** Start MATERIAL PROVIDED **

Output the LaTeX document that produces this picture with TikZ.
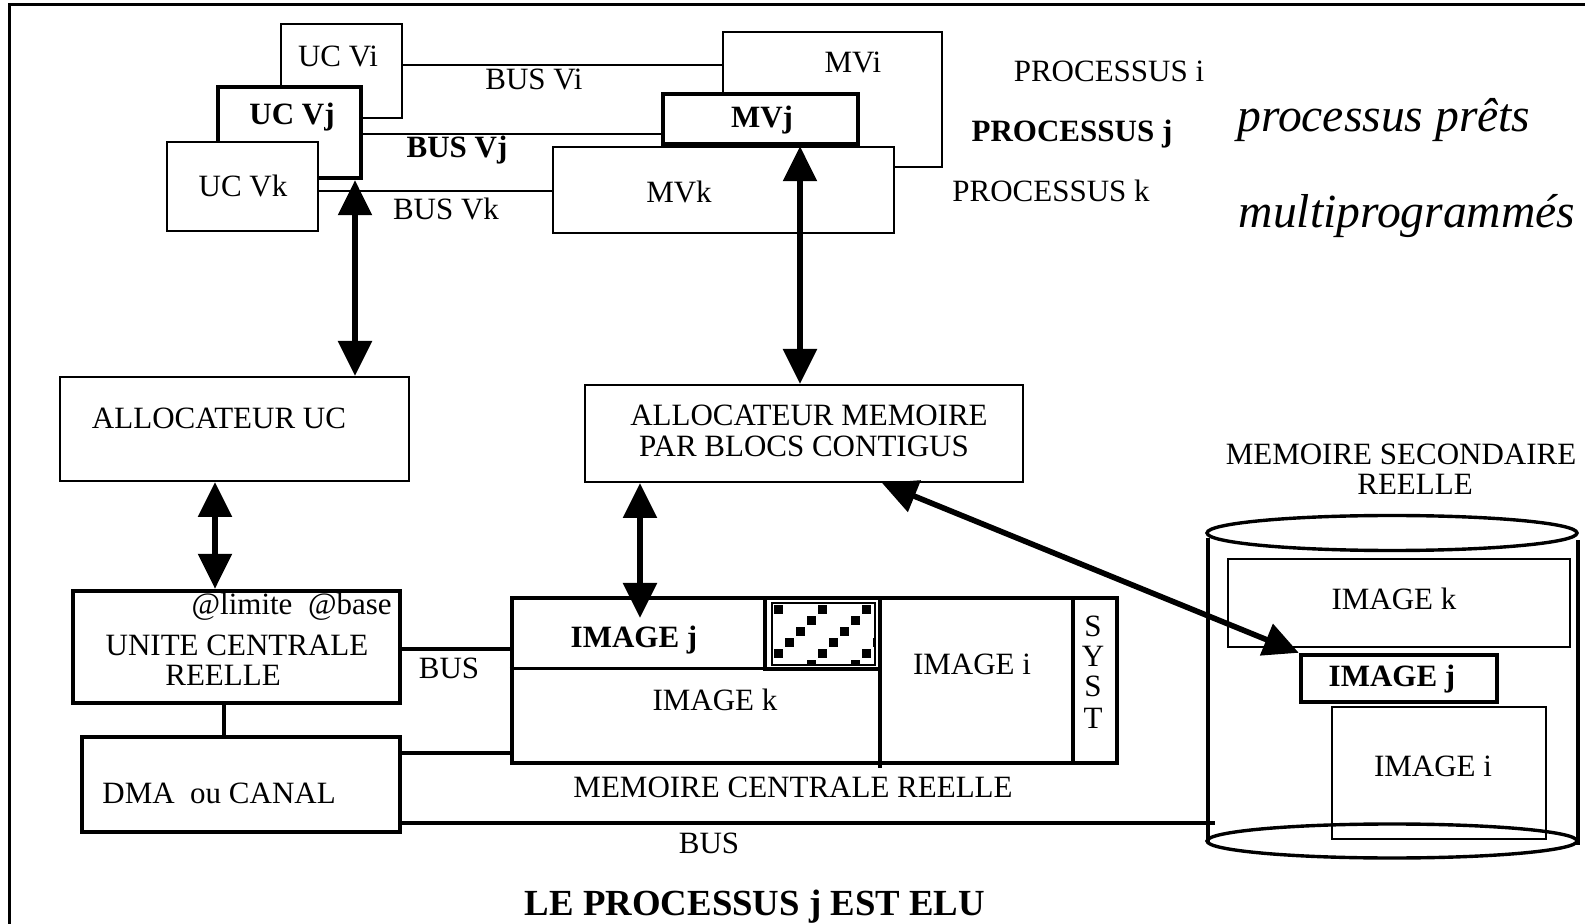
\documentclass[tikz,border=0pt]{standalone}
\usepackage{fontspec}
\setmainfont{Liberation Serif}
\usetikzlibrary{arrows.meta,fit,calc}
\begin{document}
\begin{tikzpicture}[x=0.5pt,y=-0.5pt,
  thinbox/.style={draw,line width=1pt,fill=white,inner sep=0pt},
  thickbox/.style={draw,line width=2.2pt,fill=white,inner sep=0pt},
  bus/.style={line width=1pt},
  busthick/.style={line width=2.2pt},
  lbl/.style={font=\fontsize{15.5}{18}\selectfont,anchor=base,inner sep=0pt},
  blbl/.style={lbl,font=\fontsize{15.5}{18}\selectfont\bfseries},
  ilbl/.style={lbl,font=\fontsize{23.8}{28}\selectfont\itshape},
  bigarrow/.style={line width=2.8pt,{Triangle[width=16.5pt,length=17.5pt]}-{Triangle[width=16.5pt,length=17.5pt]}},
]
\useasboundingbox (0,0) rectangle (1585,924);
% frame
\draw[line width=1.5pt] (9.7,924) -- (9.7,4.7) -- (1585,4.7);

% virtual CPUs
\node[thinbox,fit={(281,24)(402,118)}] (uci) {};
\node[thickbox,fit={(218,87)(361,178)}] (ucj) {};
\node[thinbox,fit={(167,142)(318,231)}] (uck) {};
\node[lbl] at (338,67) {UC Vi};
\node[blbl] at (292,125) {UC Vj};
\node[lbl] at (243,197) {UC Vk};

% virtual memories
\node[thinbox,fit={(723,32)(942,167)}] (mvi) {};
\node[thickbox,fit={(663,94)(858,144)}] (mvj) {};
\node[thinbox,fit={(553,147)(894,233)}] (mvk) {};
\node[lbl] at (853,73) {MVi};
\node[blbl] at (762,128) {MVj};
\node[lbl] at (679,203) {MVk};

% virtual buses
\draw[bus] (uci.east |- 0,65) -- (mvi.west |- 0,65);
\draw[bus] (ucj.east |- 0,134) -- (mvj.west |- 0,134);
\draw[bus] (uck.east |- 0,191) -- (mvk.west |- 0,191);
\node[lbl] at (534,90) {BUS Vi};
\node[blbl] at (457,158) {BUS Vj};
\node[lbl] at (446,220) {BUS Vk};

% processus labels
\node[lbl] at (1109,82) {PROCESSUS i};
\node[blbl] at (1072,142) {PROCESSUS j};
\node[lbl] at (1051,202) {PROCESSUS k};
\node[ilbl] at (1384,132) {processus prêts};
\node[ilbl] at (1407,228) {multiprogrammés};

% allocators
\node[thinbox,fit={(60,377)(409,481)}] (allocuc) {};
\node[lbl] at (219,429) {ALLOCATEUR UC};
\node[thinbox,fit={(585,385)(1023,482)}] (allocmem) {};
\node[lbl] at (809,426) {ALLOCATEUR MEMOIRE};
\node[lbl] at (804,457) {PAR BLOCS CONTIGUS};

% real CPU and DMA
\node[thickbox,fit={(73,591)(400,703)}] (ucr) {};
\node[lbl,anchor=base east] at (392,615) {@limite\ \ @base};
\node[lbl] at (237,655) {UNITE CENTRALE};
\node[lbl] at (223,685) {REELLE};
\node[thickbox,fit={(82,737)(400,832)}] (dma) {};
\node[lbl,anchor=base west] at (102,803) {DMA\ \ ou CANAL};

% central memory
\node[thickbox,fit={(512,598)(1117,763)}] (mem) {};
\draw[line width=1.5pt] (mem.west |- 0,669) -- (880,669);
\draw[line width=2.2pt] (880,598) -- (880,768);
\draw[line width=2.2pt] (1073,598) -- (1073,763);
\node[draw,line width=2.2pt,inner sep=0pt,fit={(765,598)(880,669)}] (hatch) {};
\begin{scope}
  \clip (772,603) rectangle (875,665);
  \foreach \i in {-1,...,10}{\foreach \j in {0,...,5}{%
    \pgfmathtruncatemacro\r{mod(\i+\j+8,4)}%
    \ifnum\r=0 \fill (774+11*\i,605+11*\j) rectangle ++(9,9);\fi}}
\end{scope}
\draw[line width=0.8pt] (772,603) rectangle (875,665);
\node[blbl] at (634,647) {IMAGE j};
\node[lbl] at (715,711) {IMAGE k};
\node[lbl] at (972,675) {IMAGE i};
\node[lbl] at (1093,637) {S};
\node[lbl] at (1093,667) {Y};
\node[lbl] at (1093,697) {S};
\node[lbl] at (1093,728) {T};
\node[lbl] at (793,797) {MEMOIRE CENTRALE REELLE};

% buses
\coordinate (busend) at (1215,823);
\draw[busthick] (ucr.east |- 0,649) -- (mem.west |- 0,649);
\draw[busthick] (dma.east |- 0,753) -- (mem.west |- 0,753);
\draw[busthick] (ucr.south -| 224,0) -- (dma.north -| 224,0);
\draw[busthick] (dma.east |- busend) -- (busend);
\node[lbl] at (449,678) {BUS};
\node[lbl] at (709,853) {BUS};

% secondary memory (disk)
\node[lbl] at (1401,465) {MEMOIRE SECONDAIRE};
\node[lbl] at (1415,495) {REELLE};
\draw[line width=2.2pt] (1208,538) -- (1208,843);
\draw[line width=2.2pt] (1578,540) -- (1578,845);
\node[thinbox,fit={(1228,559)(1570,647)}] (dskk) {};
\node[thinbox,fit={(1332,707)(1546,839)}] (dski) {};
\node[thickbox,fit={(1301,655)(1497,702)}] (dskj) {};
\draw[line width=1.7pt] (1392,533) ellipse [x radius=185, y radius=17.5];
\draw[line width=1.7pt] (1392,841) ellipse [x radius=185, y radius=17];
\node[lbl] at (1394,610) {IMAGE k};
\node[blbl] at (1392,687) {IMAGE j};
\node[lbl] at (1433,776) {IMAGE i};

% arrows
\coordinate (imgjtip) at (640,618);
\draw[bigarrow] (ucj.south -| 355,0) -- (allocuc.north -| 355,0);
\draw[bigarrow] (mvj.south -| 800,0) -- (allocmem.north -| 800,0);
\draw[bigarrow] (allocuc.south -| 215,0) -- (ucr.north -| 215,0);
\draw[bigarrow] (allocmem.south -| 640,0) -- (imgjtip);
\draw[bigarrow] (allocmem.south -| 882,0) -- (dskj.north west);

% title
\node[lbl,font=\fontsize{18.4}{22}\selectfont\bfseries] at (755,915) {LE PROCESSUS j EST ELU};
\end{tikzpicture}
\end{document}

** End MATERIAL PROVIDED **

= TASK REQUIREMENTS =
Pictures are excluded; copy all other data exactly as shown.

= EXPECTED OUTPUT =
Output the LaTeX document that produces this picture with TikZ.
\documentclass[tikz,border=0pt]{standalone}
\usepackage{fontspec}
\setmainfont{Liberation Serif}
\usetikzlibrary{arrows.meta,fit,calc}
\begin{document}
\begin{tikzpicture}[x=0.5pt,y=-0.5pt,
  thinbox/.style={draw,line width=1pt,fill=white,inner sep=0pt},
  thickbox/.style={draw,line width=2.2pt,fill=white,inner sep=0pt},
  bus/.style={line width=1pt},
  busthick/.style={line width=2.2pt},
  lbl/.style={font=\fontsize{15.5}{18}\selectfont,anchor=base,inner sep=0pt},
  blbl/.style={lbl,font=\fontsize{15.5}{18}\selectfont\bfseries},
  ilbl/.style={lbl,font=\fontsize{23.8}{28}\selectfont\itshape},
  bigarrow/.style={line width=2.8pt,{Triangle[width=16.5pt,length=17.5pt]}-{Triangle[width=16.5pt,length=17.5pt]}},
]
\useasboundingbox (0,0) rectangle (1585,924);
% frame
\draw[line width=1.5pt] (9.7,924) -- (9.7,4.7) -- (1585,4.7);

% virtual CPUs
\node[thinbox,fit={(281,24)(402,118)}] (uci) {};
\node[thickbox,fit={(218,87)(361,178)}] (ucj) {};
\node[thinbox,fit={(167,142)(318,231)}] (uck) {};
\node[lbl] at (338,67) {UC Vi};
\node[blbl] at (292,125) {UC Vj};
\node[lbl] at (243,197) {UC Vk};

% virtual memories
\node[thinbox,fit={(723,32)(942,167)}] (mvi) {};
\node[thickbox,fit={(663,94)(858,144)}] (mvj) {};
\node[thinbox,fit={(553,147)(894,233)}] (mvk) {};
\node[lbl] at (853,73) {MVi};
\node[blbl] at (762,128) {MVj};
\node[lbl] at (679,203) {MVk};

% virtual buses
\draw[bus] (uci.east |- 0,65) -- (mvi.west |- 0,65);
\draw[bus] (ucj.east |- 0,134) -- (mvj.west |- 0,134);
\draw[bus] (uck.east |- 0,191) -- (mvk.west |- 0,191);
\node[lbl] at (534,90) {BUS Vi};
\node[blbl] at (457,158) {BUS Vj};
\node[lbl] at (446,220) {BUS Vk};

% processus labels
\node[lbl] at (1109,82) {PROCESSUS i};
\node[blbl] at (1072,142) {PROCESSUS j};
\node[lbl] at (1051,202) {PROCESSUS k};
\node[ilbl] at (1384,132) {processus prêts};
\node[ilbl] at (1407,228) {multiprogrammés};

% allocators
\node[thinbox,fit={(60,377)(409,481)}] (allocuc) {};
\node[lbl] at (219,429) {ALLOCATEUR UC};
\node[thinbox,fit={(585,385)(1023,482)}] (allocmem) {};
\node[lbl] at (809,426) {ALLOCATEUR MEMOIRE};
\node[lbl] at (804,457) {PAR BLOCS CONTIGUS};

% real CPU and DMA
\node[thickbox,fit={(73,591)(400,703)}] (ucr) {};
\node[lbl,anchor=base east] at (392,615) {@limite\ \ @base};
\node[lbl] at (237,655) {UNITE CENTRALE};
\node[lbl] at (223,685) {REELLE};
\node[thickbox,fit={(82,737)(400,832)}] (dma) {};
\node[lbl,anchor=base west] at (102,803) {DMA\ \ ou CANAL};

% central memory
\node[thickbox,fit={(512,598)(1117,763)}] (mem) {};
\draw[line width=1.5pt] (mem.west |- 0,669) -- (880,669);
\draw[line width=2.2pt] (880,598) -- (880,768);
\draw[line width=2.2pt] (1073,598) -- (1073,763);
\node[draw,line width=2.2pt,inner sep=0pt,fit={(765,598)(880,669)}] (hatch) {};
\begin{scope}
  \clip (772,603) rectangle (875,665);
  \foreach \i in {-1,...,10}{\foreach \j in {0,...,5}{%
    \pgfmathtruncatemacro\r{mod(\i+\j+8,4)}%
    \ifnum\r=0 \fill (774+11*\i,605+11*\j) rectangle ++(9,9);\fi}}
\end{scope}
\draw[line width=0.8pt] (772,603) rectangle (875,665);
\node[blbl] at (634,647) {IMAGE j};
\node[lbl] at (715,711) {IMAGE k};
\node[lbl] at (972,675) {IMAGE i};
\node[lbl] at (1093,637) {S};
\node[lbl] at (1093,667) {Y};
\node[lbl] at (1093,697) {S};
\node[lbl] at (1093,728) {T};
\node[lbl] at (793,797) {MEMOIRE CENTRALE REELLE};

% buses
\coordinate (busend) at (1215,823);
\draw[busthick] (ucr.east |- 0,649) -- (mem.west |- 0,649);
\draw[busthick] (dma.east |- 0,753) -- (mem.west |- 0,753);
\draw[busthick] (ucr.south -| 224,0) -- (dma.north -| 224,0);
\draw[busthick] (dma.east |- busend) -- (busend);
\node[lbl] at (449,678) {BUS};
\node[lbl] at (709,853) {BUS};

% secondary memory (disk)
\node[lbl] at (1401,465) {MEMOIRE SECONDAIRE};
\node[lbl] at (1415,495) {REELLE};
\draw[line width=2.2pt] (1208,538) -- (1208,843);
\draw[line width=2.2pt] (1578,540) -- (1578,845);
\node[thinbox,fit={(1228,559)(1570,647)}] (dskk) {};
\node[thinbox,fit={(1332,707)(1546,839)}] (dski) {};
\node[thickbox,fit={(1301,655)(1497,702)}] (dskj) {};
\draw[line width=1.7pt] (1392,533) ellipse [x radius=185, y radius=17.5];
\draw[line width=1.7pt] (1392,841) ellipse [x radius=185, y radius=17];
\node[lbl] at (1394,610) {IMAGE k};
\node[blbl] at (1392,687) {IMAGE j};
\node[lbl] at (1433,776) {IMAGE i};

% arrows
\coordinate (imgjtip) at (640,618);
\draw[bigarrow] (ucj.south -| 355,0) -- (allocuc.north -| 355,0);
\draw[bigarrow] (mvj.south -| 800,0) -- (allocmem.north -| 800,0);
\draw[bigarrow] (allocuc.south -| 215,0) -- (ucr.north -| 215,0);
\draw[bigarrow] (allocmem.south -| 640,0) -- (imgjtip);
\draw[bigarrow] (allocmem.south -| 882,0) -- (dskj.north west);

% title
\node[lbl,font=\fontsize{18.4}{22}\selectfont\bfseries] at (755,915) {LE PROCESSUS j EST ELU};
\end{tikzpicture}
\end{document}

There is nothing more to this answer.